It’s hard to go wrong giving Mom a book, but it’s not impossible. Let me help you avoid one high risk gift! You’ve likely noticed Frog Music, by Emma Donoghue, one of the big spring reads prominently featured at your local bookstore, at Amazon, and even at Kroger. For a book with a mostly happy ending, it will really bring you (or her) down. It also includes some rather disturbing sex scenes. Not that Mom can’t handle it. But is it what she wants to be reading? Don’t be taken in by the aggressive marketing of this book; it is not for everyone.
Amy Greene’s Long Man is truly the opposite, and not because it is saccharine or predictable. I would give it to my mother, my father, my sister, or my friend – and in fact (spoiler alert, Mom and Nana Mary!) I will be giving it to my mother and mother-in-law on May 11th. For a book with some very sad moments, it will fundamentally lift you up.
I wanted to love Frog Music. You’ll remember the author, Emma Donoghue, from her gut-wrenching bestseller and Man Booker finalist, Room. Frog Music does not have the same urgency, and its darkness is far more believable than its light. The novel is based on the real-life murder of Jenny Bonnet in San Francisco in the summer of 1876. In the midst of an historic heat wave and Smallpox epidemic, Jenny Bonnet and Blanche Beunon cross paths, literally, when Jenny accidentally sideswipes Blanche. In a strange moment of chemistry – quite believable, actually – the two become fast friends. Jenny is a cross-dressing frog-catcher and figure about town, well-known to locals and authorities; Banche is the star dancer and “white flower” at the House of Mirrors evening establishment.
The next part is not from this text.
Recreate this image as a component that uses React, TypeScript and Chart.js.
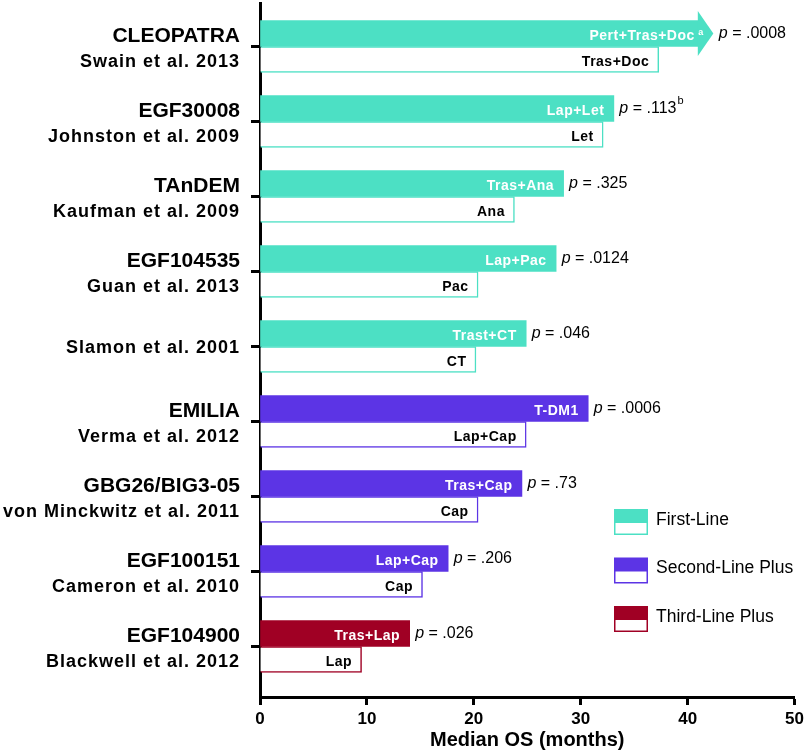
import React, { useEffect, useRef } from 'react';
import { Chart, registerables } from 'chart.js';

Chart.register(...registerables);

const FONT = '"Liberation Sans", Arial, Helvetica, sans-serif';

// ---- data ----
const trials = ['CLEOPATRA', 'EGF30008', 'TAnDEM', 'EGF104535', '', 'EMILIA', 'GBG26/BIG3-05', 'EGF100151', 'EGF104900'];
const authors = [
  'Swain et al. 2013',
  'Johnston et al. 2009',
  'Kaufman et al. 2009',
  'Guan et al. 2013',
  'Slamon et al. 2001',
  'Verma et al. 2012',
  'von Minckwitz et al. 2011',
  'Cameron et al. 2010',
  'Blackwell et al. 2012',
];
const lineOfTherapy = ['first', 'first', 'first', 'first', 'first', 'second', 'second', 'second', 'third'];
const comboLabels = ['Pert+Tras+Doc', 'Lap+Let', 'Tras+Ana', 'Lap+Pac', 'Trast+CT', 'T-DM1', 'Tras+Cap', 'Lap+Cap', 'Tras+Lap'];
const comboSup = ['a', '', '', '', '', '', '', '', ''];
const controlLabels = ['Tras+Doc', 'Let', 'Ana', 'Pac', 'CT', 'Lap+Cap', 'Cap', 'Cap', 'Lap'];
const comboOS = [41.0, 33.1, 28.4, 27.7, 24.9, 30.7, 24.5, 17.6, 14.0];
const controlOS = [37.3, 32.1, 23.8, 20.4, 20.2, 24.9, 20.4, 15.2, 9.5];
const truncated = [true, false, false, false, false, false, false, false, false];
const pValues = ['.0008', '.113', '.325', '.0124', '.046', '.0006', '.73', '.206', '.026'];
const pSup = ['', 'b', '', '', '', '', '', '', ''];
const xTicks = [0, 10, 20, 30, 40, 50];
const legendKeys = ['first', 'second', 'third'];
const legendLabels = ['First-Line', 'Second-Line Plus', 'Third-Line Plus'];

const COLORS: Record<string, string> = {
  first: '#4CE0C4',
  second: '#5C34E5',
  third: '#A00024',
};

const groupColor = (i: number) => COLORS[lineOfTherapy[i]];

export default function App() {
  const ref = useRef<HTMLCanvasElement>(null);

  useEffect(() => {
    document.body.style.margin = '0';
    const canvas = ref.current;
    if (!canvas) return;

    const setLS = (ctx: any, v: string) => {
      try { ctx.letterSpacing = v; } catch (e) { /* ignore */ }
    };

    const annot = {
      id: 'annot',
      afterDatasetsDraw(chart: any) {
        const ctx = chart.ctx as CanvasRenderingContext2D;
        const combo = chart.getDatasetMeta(0).data;
        const ctrl = chart.getDatasetMeta(1).data;
        ctx.save();

        // arrow heads for truncated bars
        combo.forEach((bar: any, i: number) => {
          if (!truncated[i]) return;
          const h = bar.height;
          ctx.fillStyle = groupColor(i);
          ctx.beginPath();
          ctx.moveTo(bar.x - 0.5, bar.y - h / 2 - 9.5);
          ctx.lineTo(bar.x + 15, bar.y);
          ctx.lineTo(bar.x - 0.5, bar.y + h / 2 + 9.5);
          ctx.closePath();
          ctx.fill();
        });

        // combo labels (white) + p values
        combo.forEach((bar: any, i: number) => {
          const end = bar.x + (truncated[i] ? 15 : 0);
          let right = end - 10;
          ctx.textAlign = 'right';
          ctx.textBaseline = 'alphabetic';
          ctx.fillStyle = '#ffffff';
          if (comboSup[i]) {
            setLS(ctx, '0px');
            ctx.font = `bold 9px ${FONT}`;
            const w = ctx.measureText(comboSup[i]).width;
            ctx.fillText(comboSup[i], right, bar.y + 1);
            right -= w + 4;
          }
          setLS(ctx, '0.5px');
          ctx.font = `bold 14px ${FONT}`;
          ctx.fillText(comboLabels[i], right + 0.5, bar.y + 6);

          // p value
          setLS(ctx, '0px');
          ctx.textAlign = 'left';
          ctx.fillStyle = '#000000';
          let px = end + 5.5;
          const by = bar.y + 4;
          ctx.font = `italic 16px ${FONT}`;
          ctx.fillText('p', px, by);
          px += ctx.measureText('p').width;
          ctx.font = `16px ${FONT}`;
          const rest = ' = ' + pValues[i];
          ctx.fillText(rest, px, by);
          px += ctx.measureText(rest).width;
          if (pSup[i]) {
            ctx.font = `11px ${FONT}`;
            ctx.fillText(pSup[i], px + 1, by - 9);
          }
        });

        // control labels (black)
        ctrl.forEach((bar: any, i: number) => {
          ctx.textAlign = 'right';
          ctx.textBaseline = 'alphabetic';
          ctx.fillStyle = '#000000';
          setLS(ctx, '0.5px');
          ctx.font = `bold 14px ${FONT}`;
          ctx.fillText(controlLabels[i], bar.x - 9.5, bar.y + 6);
        });
        setLS(ctx, '0px');
        ctx.restore();
      },
      afterDraw(chart: any) {
        const ctx = chart.ctx as CanvasRenderingContext2D;
        const yScale = chart.scales.y;
        ctx.save();
        ctx.textAlign = 'right';
        ctx.textBaseline = 'alphabetic';
        ctx.fillStyle = '#000000';
        trials.forEach((name: string, i: number) => {
          const ty = yScale.getPixelForValue(i);
          if (name) {
            setLS(ctx, '0px');
            ctx.font = `bold 21px ${FONT}`;
            ctx.fillText(name, 240, ty - 5);
            setLS(ctx, '1px');
            ctx.font = `bold 18px ${FONT}`;
            ctx.fillText(authors[i], 240, ty + 20);
          } else {
            setLS(ctx, '1px');
            ctx.font = `bold 18px ${FONT}`;
            ctx.fillText(authors[i], 240, ty + 6.5);
          }
        });
        setLS(ctx, '0px');

        // legend
        const bx = 614;
        const bw = 34;
        legendKeys.forEach((k: string, j: number) => {
          const top = 509 + j * 48.5;
          const c = COLORS[k];
          ctx.fillStyle = c;
          ctx.fillRect(bx, top, bw, 26);
          ctx.fillStyle = '#ffffff';
          ctx.fillRect(bx + 1.5, top + 14, bw - 3, 10.5);
          ctx.fillStyle = '#000000';
          ctx.textAlign = 'left';
          ctx.textBaseline = 'middle';
          ctx.font = `17.5px ${FONT}`;
          ctx.fillText(legendLabels[j], 656, top + 11);
        });
        ctx.restore();
      },
    };

    const chart = new Chart(canvas, {
      type: 'bar',
      data: {
        datasets: [
          {
            label: 'Combination',
            data: comboOS.map((v, i) => ({ x: v, y: i })),
            backgroundColor: trials.map((_, i) => groupColor(i)),
            borderWidth: 0,
            barThickness: 26,
          },
          {
            label: 'Control',
            data: controlOS.map((v, i) => ({ x: v, y: i })),
            backgroundColor: '#ffffff',
            borderColor: trials.map((_, i) => groupColor(i)),
            borderWidth: 1.5,
            borderSkipped: 'start',
            barThickness: 26,
          },
        ],
      },
      options: {
        responsive: false,
        animation: false,
        indexAxis: 'y',
        layout: { padding: { top: 3, right: 11, left: 0, bottom: 0 } },
        plugins: {
          legend: { display: false },
          tooltip: { enabled: false },
        },
        scales: {
          x: {
            type: 'linear',
            min: 0,
            max: 50,
            offset: false,
            afterBuildTicks: (s: any) => {
              s.ticks = xTicks.map((v) => ({ value: v }));
            },
            ticks: {
              color: '#000000',
              font: { family: FONT, size: 17, weight: 'bold' },
              padding: 4,
              maxRotation: 0,
            },
            grid: {
              display: true,
              offset: false,
              drawOnChartArea: false,
              drawTicks: true,
              tickLength: 8,
              tickWidth: 3,
              tickColor: '#000000',
            },
            border: { display: true, color: '#000000', width: 3 },
            title: {
              display: true,
              text: 'Median OS (months)',
              color: '#000000',
              font: { family: FONT, size: 20, weight: 'bold' },
              padding: { top: 2, bottom: 0 },
            },
            afterFit: (s: any) => {
              s.height = 55;
            },
          },
          y: {
            type: 'linear',
            reverse: true,
            min: -0.58,
            max: 8.6733,
            offset: false,
            bounds: 'data',
            afterBuildTicks: (s: any) => {
              s.ticks = trials.map((_, i) => ({ value: i }));
            },
            ticks: { display: false },
            grid: {
              display: true,
              offset: false,
              drawOnChartArea: false,
              drawTicks: true,
              tickLength: 9,
              tickWidth: 3,
              tickColor: '#000000',
            },
            border: { display: true, color: '#000000', width: 3 },
            afterFit: (s: any) => {
              s.width = 260;
            },
          },
        },
      } as any,
      plugins: [annot],
    });

    return () => {
      chart.destroy();
    };
  }, []);

  return (
    <div style={{ width: 808, height: 752, background: '#ffffff' }}>
      <canvas ref={ref} width={808} height={752} style={{ display: 'block' }} />
    </div>
  );
}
Jenny upends the uneasy order in Blanche’s life and ends up shot dead in a bedroom with her. Blanche, in furious grief, suspects her estranged lover and his companion, who have stolen Blanche’s money and spirited away her infant son, P’tit. While the wheels of justice turn all too slowly, Blanche seeks to solve the mystery of Jenny’s murder and find P’tit on her own. Frog Music has dark undercurrents of prostitution, a missing baby, and women’s vulnerability – but it also has an overarching story line that lifts up friendship, maternal love, and the ability of a woman to reinvent her life. I wish that story line had been as compelling and believable as the darker elements of this tale.
Darkness does not overwhelm Amy Greene’s Long Man, though this novel is also set in hard times. In 1936, the Tennessee Valley Authority dammed the “Long Man” River, flooding the hardscrabble community of Yuneetah in order to bring electricity and progress to an impoverished region. Greene imagines the few holdouts who have refused to leave, even as the flooding of their land is imminent. Front and center is Annie Clyde Dodson, who wants her 3-year-old daughter Gracie to remember her mother fighting to keep their land. When Gracie goes missing in a storm, with floodwaters rising and a dangerous drifter named Amos in the vicinity, the suspense becomes nearly unbearable.
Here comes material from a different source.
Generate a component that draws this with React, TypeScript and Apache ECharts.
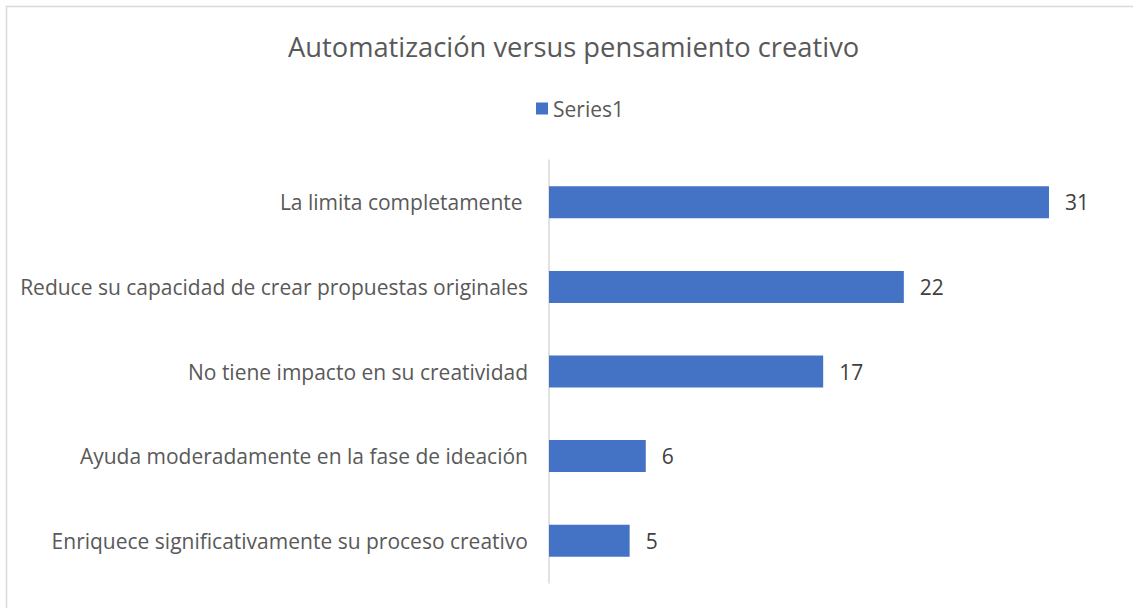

At one point, Annie Clyde confronts the old healer and midwife, Beulah, who raised Amos as her own after he was abandoned as a small boy. Amos left Yuneetah for parts unknown as a young man but always returned periodically, always bringing trouble. Annie Clyde goes to Beulah’s house with a gun:
At long last Beulah opened up with a broom in her hands. She looked as tired as Annie Clyde felt. Her puckered face browned with age, the folds of her neck grimed it seemed with years of soil, wearing a shawl over her checkered dress in spite of the season. As soon as Annie Clyde saw her time seemed to stop and the words tumbled out. “I know you lied.”
Beulah studied Annie Clyde, her rheumy eyes gleaming out of wrinkled pits. “I didn’t know where he was, though,” the old woman said. “That was the truth. And he ain’t here now.”
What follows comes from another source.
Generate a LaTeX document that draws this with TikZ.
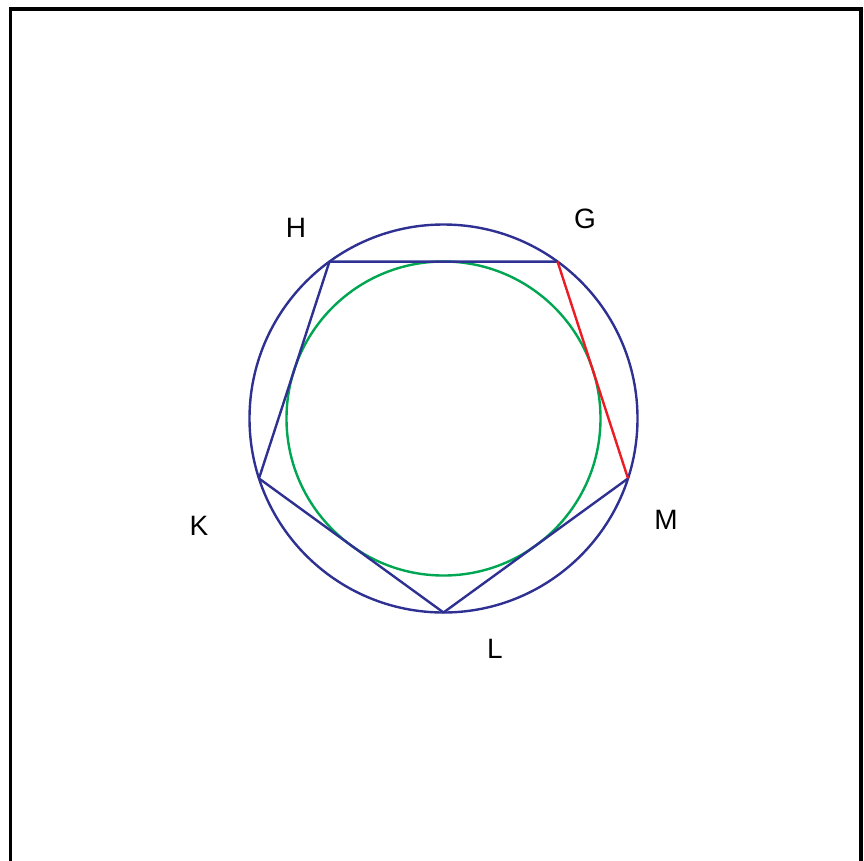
\documentclass[tikz,border=0pt]{standalone}
\usepackage{fontspec}
\setmainfont{Liberation Sans}
\usetikzlibrary{calc}
\begin{document}
\begin{tikzpicture}[x=1pt,y=-1pt,
  navy/.style={draw={rgb,255:red,46;green,49;blue,146},line width=2.4pt},
  grn/.style={draw={rgb,255:red,0;green,166;blue,81},line width=2.4pt},
  redl/.style={draw={rgb,255:red,237;green,28;blue,36},line width=2.4pt},
  lbl/.style={font=\fontsize{28}{28}\selectfont,inner sep=0pt}]
\useasboundingbox (0,0) rectangle (864,860);
\draw[line width=3.2pt] (10.5,875) -- (10.5,9) -- (861,9) -- (861,875);
\coordinate (O) at (443.5,418.5);
\draw[navy] (O) circle (194);
\draw[grn] (O) circle (157);
\coordinate (H) at ($(O)+(-126:194)$);
\coordinate (G) at ($(O)+(-54:194)$);
\coordinate (M) at ($(O)+(18:194)$);
\coordinate (L) at ($(O)+(90:194)$);
\coordinate (K) at ($(O)+(162:194)$);
\draw[navy,line join=round] (G) -- (H) -- (K) -- (L) -- (M);
\draw[redl] (M) -- (G);
\node[lbl] (tH) at (296,228) {H};
\node[lbl] (tG) at (585,219) {G};
\node[lbl] (tM) at (666,520) {M};
\node[lbl] (tL) at (495,649) {L};
\node[lbl] (tK) at (199,526) {K};
\end{tikzpicture}
\end{document}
“But you know where he could be.”
“If I did, I wouldn’t tell it. Look at you. You might shoot him.”
“I’d shoot anybody over Gracie.”
“Well. I’d take a bullet over Amos.”
Beulah pressed her mouth into a line, her chin jutting. The sun came out some. Annie Clyde felt the light on her back. “He’s my son,” Beulah said, as if that was explanation enough.
Long Man conveys hope, not despair, in spite of a multitude of sorrows. There is hope in the beauty of the land; in the ties that have bound the generations who have lived and loved and suffered together; in the lushness of Amy Greene’s prose; and most of all, in the fierceness of maternal love.